Google Secret Manager is Google Cloud’s managed service for storing, controlling, and accessing sensitive data such as API keys, database passwords, OAuth client secrets, and signing credentials.

For startups, it solves a common early-stage problem: secrets spread across code, Slack, CI pipelines, and developer laptops. That works until a contractor leaves, a repo is exposed, or production access becomes hard to audit.

This guide explains how Google Secret Manager works, where it fits in a startup stack, when it is the right choice, and where teams often misuse it.

Quick Answer

  • Google Secret Manager stores secrets centrally on Google Cloud instead of hardcoding them in codebases, environment files, or CI variables.
  • It supports IAM-based access control, secret versioning, audit logs, and encryption through Google-managed or customer-managed keys via Cloud KMS.
  • It works best for startups already running on Google Cloud, especially with Cloud Run, GKE, Compute Engine, and CI/CD pipelines.
  • It reduces secret sprawl, but it does not replace identity design, key rotation policy, or application-level authorization.
  • It can fail operationally when teams use one shared production secret across all services, people, and environments.
  • Early-stage teams should use it for infrastructure and app secrets, but avoid storing customer data or treating it like a database.
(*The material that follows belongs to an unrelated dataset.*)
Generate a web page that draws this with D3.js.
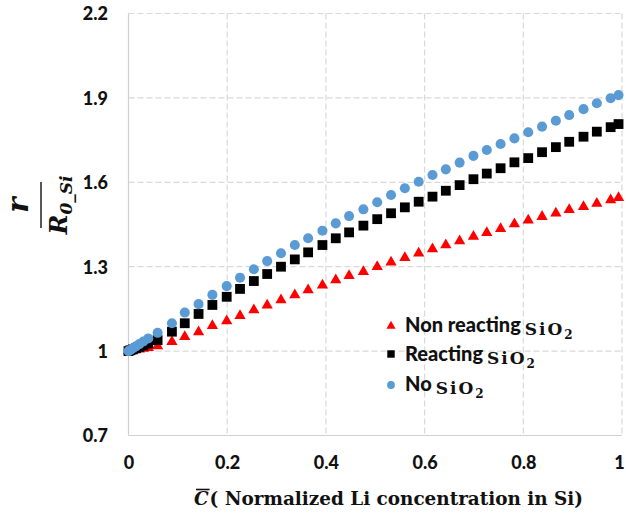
<!DOCTYPE html>
<html>
<head>
<meta charset="utf-8">
<script src="https://cdn.jsdelivr.net/npm/d3@7"></script>
<style>
  html, body { margin: 0; padding: 0; background: #fff; }
  svg { display: block; }
</style>
</head>
<body>
<svg id="chart" width="626" height="514"></svg>
<script>
// Normalized Li concentration (x) shared by all three series
const conc = [0, 0.004, 0.009, 0.015, 0.022, 0.030, 0.040,
  0.059, 0.088, 0.114, 0.142, 0.170, 0.199, 0.226, 0.254, 0.281, 0.309,
  0.337, 0.364, 0.393, 0.420, 0.447, 0.476, 0.504, 0.532, 0.560, 0.588,
  0.616, 0.643, 0.671, 0.699, 0.726, 0.754, 0.782, 0.810, 0.838, 0.866,
  0.893, 0.922, 0.949, 0.977, 0.993];

// r / R0_Si for each case
const nonReacting = [1, 1.001, 1.003, 1.005, 1.007, 1.009, 1.012,
  1.018, 1.033, 1.051, 1.068, 1.090, 1.107, 1.126, 1.146, 1.163, 1.182,
  1.199, 1.217, 1.234, 1.253, 1.268, 1.282, 1.300, 1.316, 1.332, 1.348,
  1.363, 1.377, 1.391, 1.407, 1.421, 1.435, 1.452, 1.465, 1.478, 1.490,
  1.502, 1.513, 1.525, 1.537, 1.545];

const reacting = [1, 1.003, 1.006, 1.010, 1.015, 1.020, 1.027,
  1.039, 1.069, 1.099, 1.132, 1.164, 1.193, 1.221, 1.249, 1.274, 1.300,
  1.326, 1.351, 1.377, 1.401, 1.422, 1.446, 1.469, 1.490, 1.511, 1.531,
  1.549, 1.570, 1.590, 1.611, 1.631, 1.650, 1.671, 1.686, 1.707, 1.725,
  1.744, 1.762, 1.780, 1.796, 1.807];

const noSiO2 = [1, 1.004, 1.010, 1.017, 1.025, 1.034, 1.045,
  1.065, 1.099, 1.137, 1.167, 1.200, 1.231, 1.261, 1.291, 1.320, 1.348,
  1.377, 1.401, 1.428, 1.454, 1.480, 1.504, 1.529, 1.555, 1.579, 1.602,
  1.626, 1.646, 1.670, 1.694, 1.715, 1.736, 1.756, 1.778, 1.798, 1.819,
  1.839, 1.860, 1.881, 1.899, 1.910];

const xTicks = [0, 0.2, 0.4, 0.6, 0.8, 1];
const xTickLabels = ["0", "0.2", "0.4", "0.6", "0.8", "1"];
const yTicks = [0.7, 1, 1.3, 1.6, 1.9, 2.2];
const yTickLabels = ["0.7", "1", "1.3", "1.6", "1.9", "2.2"];

const legendNames = ["Non reacting ", "Reacting ", "No "];

const svg = d3.select("#chart");
const plotLeft = 128.5, plotRight = 622, plotTop = 13.5, plotBottom = 435.5;

const x = d3.scaleLinear().domain([0, 1]).range([plotLeft, plotRight]);
const y = d3.scaleLinear().domain([0.7, 2.2]).range([plotBottom, plotTop]);

const gridColor = "#d9d9d9";
const tickFont = "Lato, 'Open Sans', sans-serif";
const serif = "'DejaVu Serif', 'Liberation Serif', serif";

// dashed gridlines
svg.append("g").selectAll("line")
  .data(yTicks.filter(v => v > 0.7))
  .join("line")
  .attr("x1", plotLeft).attr("x2", plotRight)
  .attr("y1", d => y(d)).attr("y2", d => y(d))
  .attr("stroke", gridColor).attr("stroke-width", 1.2)
  .attr("stroke-dasharray", "6,3");

svg.append("g").selectAll("line")
  .data(xTicks.filter(v => v > 0))
  .join("line")
  .attr("x1", d => x(d)).attr("x2", d => x(d))
  .attr("y1", plotTop).attr("y2", plotBottom)
  .attr("stroke", gridColor).attr("stroke-width", 1.2)
  .attr("stroke-dasharray", "6,3");

// solid axis lines
svg.append("line").attr("x1", plotLeft).attr("x2", plotLeft).attr("y1", plotTop).attr("y2", plotBottom)
  .attr("stroke", "#d0d0d0").attr("stroke-width", 1.2);
svg.append("line").attr("x1", plotLeft).attr("x2", plotRight).attr("y1", plotBottom).attr("y2", plotBottom)
  .attr("stroke", "#d0d0d0").attr("stroke-width", 1.2);

// tick labels via d3 axes
const yAxis = d3.axisLeft(y).tickValues(yTicks).tickSize(0).tickPadding(0)
  .tickFormat((d, i) => yTickLabels[i]);
const yg = svg.append("g").attr("transform", "translate(108,0)").call(yAxis);
yg.select(".domain").remove();
yg.selectAll("text").attr("font-family", tickFont).attr("font-weight", "900")
  .attr("font-size", 18).attr("fill", "#111").attr("dy", "0.35em");

const xAxis = d3.axisBottom(x).tickValues(xTicks).tickSize(0).tickPadding(0)
  .tickFormat((d, i) => xTickLabels[i]);
const xg = svg.append("g").attr("transform", "translate(0,456)").call(xAxis);
xg.select(".domain").remove();
xg.selectAll("text").attr("font-family", tickFont).attr("font-weight", "900")
  .attr("font-size", 18).attr("fill", "#111").attr("dy", "0.71em")
  .attr("dx", d => (d === 1 ? -3 : 0));

// markers
const series = [
  { data: nonReacting, shape: d3.symbolTriangle, size: 55, color: "#ff0000" },
  { data: reacting, shape: d3.symbolSquare, size: 96, color: "#000000" },
  { data: noSiO2, shape: d3.symbolCircle, size: 80, color: "#5b9bd5" }
];

series.forEach(s => {
  svg.append("g").selectAll("path")
    .data(conc.map((c, i) => [c, s.data[i]]))
    .join("path")
    .attr("transform", d => `translate(${x(d[0])},${y(d[1])})`)
    .attr("d", d3.symbol().type(s.shape).size(s.size))
    .attr("fill", s.color);
});

// legend
const legend = svg.append("g");
const legendRows = [
  { ty: 332, my: 326, shape: d3.symbolTriangle, size: 36, color: "#ff0000" },
  { ty: 360.5, my: 354, shape: d3.symbolSquare, size: 55, color: "#000000" },
  { ty: 390.5, my: 385, shape: d3.symbolCircle, size: 48, color: "#5b9bd5" }
];
legendRows.forEach((r, i) => {
  legend.append("path")
    .attr("transform", `translate(391,${r.my})`)
    .attr("d", d3.symbol().type(r.shape).size(r.size))
    .attr("fill", r.color);
  const t = legend.append("text")
    .attr("x", 405).attr("y", r.ty)
    .attr("font-family", tickFont).attr("font-weight", "900")
    .attr("font-size", 20).attr("fill", "#111")
    .text(legendNames[i]);
  const w = t.node().getComputedTextLength();
  const f = legend.append("text")
    .attr("x", 405 + w + 4).attr("y", r.ty + 3)
    .attr("font-family", serif).attr("font-weight", "bold")
    .attr("font-size", 17).attr("fill", "#111").attr("letter-spacing", 2);
  f.append("tspan").text("SiO");
  f.append("tspan").attr("dy", 4).attr("font-size", 12).text("2");
});

// y-axis title: r / R_0_Si as a fraction
const yt = svg.append("g").attr("transform", "translate(41,205) rotate(-90)");
yt.append("text").attr("x", 0).attr("y", -13)
  .attr("text-anchor", "middle")
  .attr("font-family", serif).attr("font-style", "italic").attr("font-weight", "bold")
  .attr("font-size", 29).attr("fill", "#111").text("r");
yt.append("line").attr("x1", -23).attr("x2", 23).attr("y1", 0).attr("y2", 0)
  .attr("stroke", "#111").attr("stroke-width", 1.4);
const den = yt.append("text").attr("x", 0).attr("y", 26)
  .attr("text-anchor", "middle")
  .attr("font-family", serif).attr("font-style", "italic").attr("font-weight", "bold")
  .attr("font-size", 24).attr("fill", "#111");
den.append("tspan").text("R");
den.append("tspan").attr("dy", 5).attr("font-size", 17).text("0_Si");

// x-axis title: C-bar ( Normalized Li concentration in Si)
const xt = svg.append("g");
const cText = xt.append("text").attr("y", 505)
  .attr("font-family", serif).attr("font-style", "italic").attr("font-weight", "bold")
  .attr("font-size", 18.4).attr("fill", "#111").text("C");
const rest = xt.append("text").attr("y", 505)
  .attr("font-family", serif).attr("font-weight", "bold")
  .attr("font-size", 18.4).attr("fill", "#111").text("( Normalized Li concentration in Si)");
const cw = cText.node().getComputedTextLength();
const rw = rest.node().getComputedTextLength();
const startX = 388.5 - (cw + rw + 1) / 2;
cText.attr("x", startX);
rest.attr("x", startX + cw + 1);
xt.append("line").attr("x1", startX + 2).attr("x2", startX + cw + 1)
  .attr("y1", 489.5).attr("y2", 489.5).attr("stroke", "#111").attr("stroke-width", 1.6);
</script>
</body>
</html>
What Is Google Secret Manager?

Google Secret Manager is a managed secret storage service in Google Cloud Platform (GCP). It is designed to keep sensitive values secure and accessible only to approved identities.

A secret can be a database password, Stripe API key, JWT signing key, webhook token, or third-party credential. Each secret can have multiple versions, which makes rotation safer.

What it is used for

  • Application secrets for backend services
  • Infrastructure credentials for deployment pipelines
  • Environment-specific variables for dev, staging, and production
  • Service-to-service credentials in cloud-native systems
  • Key material references combined with Cloud KMS

What it is not

  • Not a password manager for employees
  • Not a database for storing user records
  • Not a full replacement for IAM architecture
  • Not a substitute for a rotation process

How Google Secret Manager Works

The workflow is simple: you create a secret, add one or more versions, assign access through IAM roles, and let applications retrieve the secret at runtime.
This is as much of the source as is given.